The conventional method to improve the performance of drilling fluids is to add an external treatment agent to increase their high-temperature resistance. Moreover, the treatment agent is an indispensable component of a drilling fluid system, and its temperature resistance is directly related to the high-temperature stability of such systems (Li et al., 2020; Geng et al., 2019). Thus, several countries have experienced a long-term and rapid development in the field of high-temperature drilling fluid treatment agents. In the 1960s, salt-tolerant, calcium-tolerant, high temperature-resistant (170°C) iron–chromium salts were successfully developed and used as viscosity reducers (Saric-Coric et al., 2003). In the 1970s, RESINEX was successfully developed, which withstands a temperature of 230°C and can be regarded as a sulfonated phenolic resin and lignite compound (Zhang et al., 2010). Currently, RESINEX is widely used in China. In addition, a variety of new treatment agents and drilling fluid systems have been studied globally in the 21st century to solve rheological alterations at high temperatures (Elkatatny, 2019; Huang et al., 2019; Chu et al., 2020).
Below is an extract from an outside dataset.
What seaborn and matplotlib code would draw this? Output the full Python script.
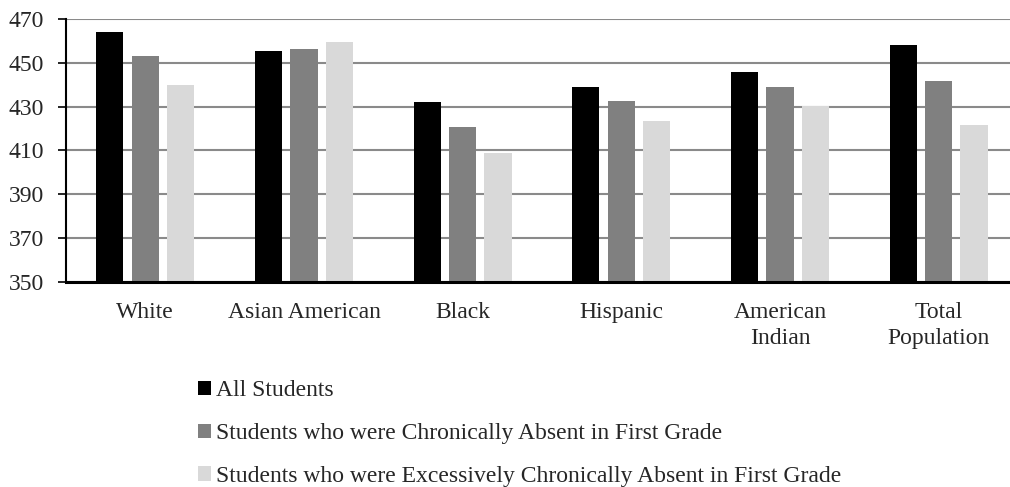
import matplotlib
matplotlib.use("Agg")
import matplotlib.pyplot as plt
import seaborn as sns
import pandas as pd

groups = ["White", "Asian American", "Black", "Hispanic", "American\nIndian", "Total\nPopulation"]
series = [
    "All Students",
    "Students who were Chronically Absent in First Grade",
    "Students who were Excessively Chronically Absent in First Grade",
]
all_students = [464.2, 455.5, 432.1, 439.1, 445.6, 458.3]
chronic = [453.1, 456.1, 420.8, 432.4, 438.9, 441.7]
excessive = [440.0, 459.5, 408.8, 423.3, 430.4, 421.6]
colors = ["#000000", "#808080", "#d9d9d9"]
yticks = [350, 370, 390, 410, 430, 450, 470]

rows = []
for name, vals in zip(series, [all_students, chronic, excessive]):
    for g, v in zip(groups, vals):
        rows.append({"group": g, "series": name, "score": v})
df = pd.DataFrame(rows)

sns.set_style("white")
plt.rcParams["font.family"] = ["Liberation Serif", "DejaVu Serif"]

FS = 17

fig = plt.figure(figsize=(10.1, 4.87), dpi=100)
ax = fig.add_axes([0.0653, 0.421, 0.9347, 0.540])

sns.barplot(data=df, x="group", y="score", hue="series", palette=colors,
            width=0.67, gap=0.23, saturation=1, ax=ax, legend=True,
            linewidth=0, errorbar=None)

ax.set_ylim(350, 470)
ax.set_yticks(yticks)
ax.set_yticklabels([str(t) for t in yticks], fontsize=FS)
ax.set_xlim(-0.5, 5.45)
ax.set_xlabel("")
ax.set_ylabel("")
ax.yaxis.grid(True, color="#8a8a8a", linewidth=1.5)
ax.set_axisbelow(True)
for s in ["top", "right"]:
    ax.spines[s].set_visible(False)
ax.spines["left"].set_color("black")
ax.spines["left"].set_linewidth(1.5)
ax.spines["bottom"].set_color("black")
ax.spines["bottom"].set_linewidth(2.2)
ax.tick_params(axis="y", which="major", left=True, length=6, width=1.2,
               color="black", pad=10)
ax.tick_params(axis="x", bottom=False, labelsize=FS, pad=11)
for lbl in ax.get_xticklabels():
    lbl.set_linespacing(1.28)

handles, labels = ax.get_legend_handles_labels()
ax.get_legend().remove()
fig.legend(handles, labels, loc="upper left", bbox_to_anchor=(0.196, 0.219),
           frameon=False, fontsize=FS, ncol=1, labelspacing=0.92,
           handlelength=0.55, handleheight=0.55, handletextpad=0.2,
           borderaxespad=0, borderpad=0)

fig.savefig("out.png", dpi=100)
To date, several scholars have focused on the research and development of high-temperature treatment agents. However, these studies only expanded the types of treatment agents and focused on improving the performance of the treatment agents. Moreover, these studies have not conducted in-depth research on slurry-making clay minerals. Most scholars across the world have studied and used bentonite and sepiolite, which exhibit beneficial effects and are inexpensive. However, the slurry-making performance of these minerals is poor in high-temperature environments, which makes it challenging to meet the needs of geothermal drilling (Dong et al., 2019; Hou et al., 2014; Al-Malki et al., 2016).

Previous studies have reported that clay minerals undergo dispersion, coalescence, and passivation under high-temperature conditions. Specifically, the high-temperature coalescence of clay particles plays a leading role at temperatures higher than 180 °C. In addition, high-temperature dehydration decreases the clay particle coalescence stability and results in varying degrees of coalescence, which increases the size of the clay particles in the drilling fluid (Luo et al., 2017). Moreover, a reduction in the specific surface area has a significant impact on the rheological characteristics of the drilling fluid. Thus, to develop a high-temperature resistant drilling fluid system that can meet the requirements of high-temperature geothermal drilling and exploration applications, the problems of high-temperature (>180°C) dispersion, coalescence, and passivation of slurry-making clay must first be addressed. To this end, this study investigated high temperature-resistant clay minerals, analyzed the slurry ability of these clay minerals, and explored their slurry-making and rheological properties under various high-temperature environments (180, 200, and 220 °C). The rectorite clay mineral was selected as the slurry-making additive for the drilling fluid system owing to its excellent high-temperature resistance. Subsequently, the rectorite was modified and analyzed for slurry yield, rheological behavior, and high-temperature stability. Finally, the deficiencies of the initial slurry were eliminated through modifications of the rectorite; suitable additives and formulations were determined to develop a high temperature-resistant drilling fluid system with excellent performance, simple system structure, and environmentally sustainable characteristics. Furthermore, comprehensive performance indicators, such as rheological behavior, filtration loss, pollution control, and inhibitory characteristics at high temperatures, were evaluated for this system.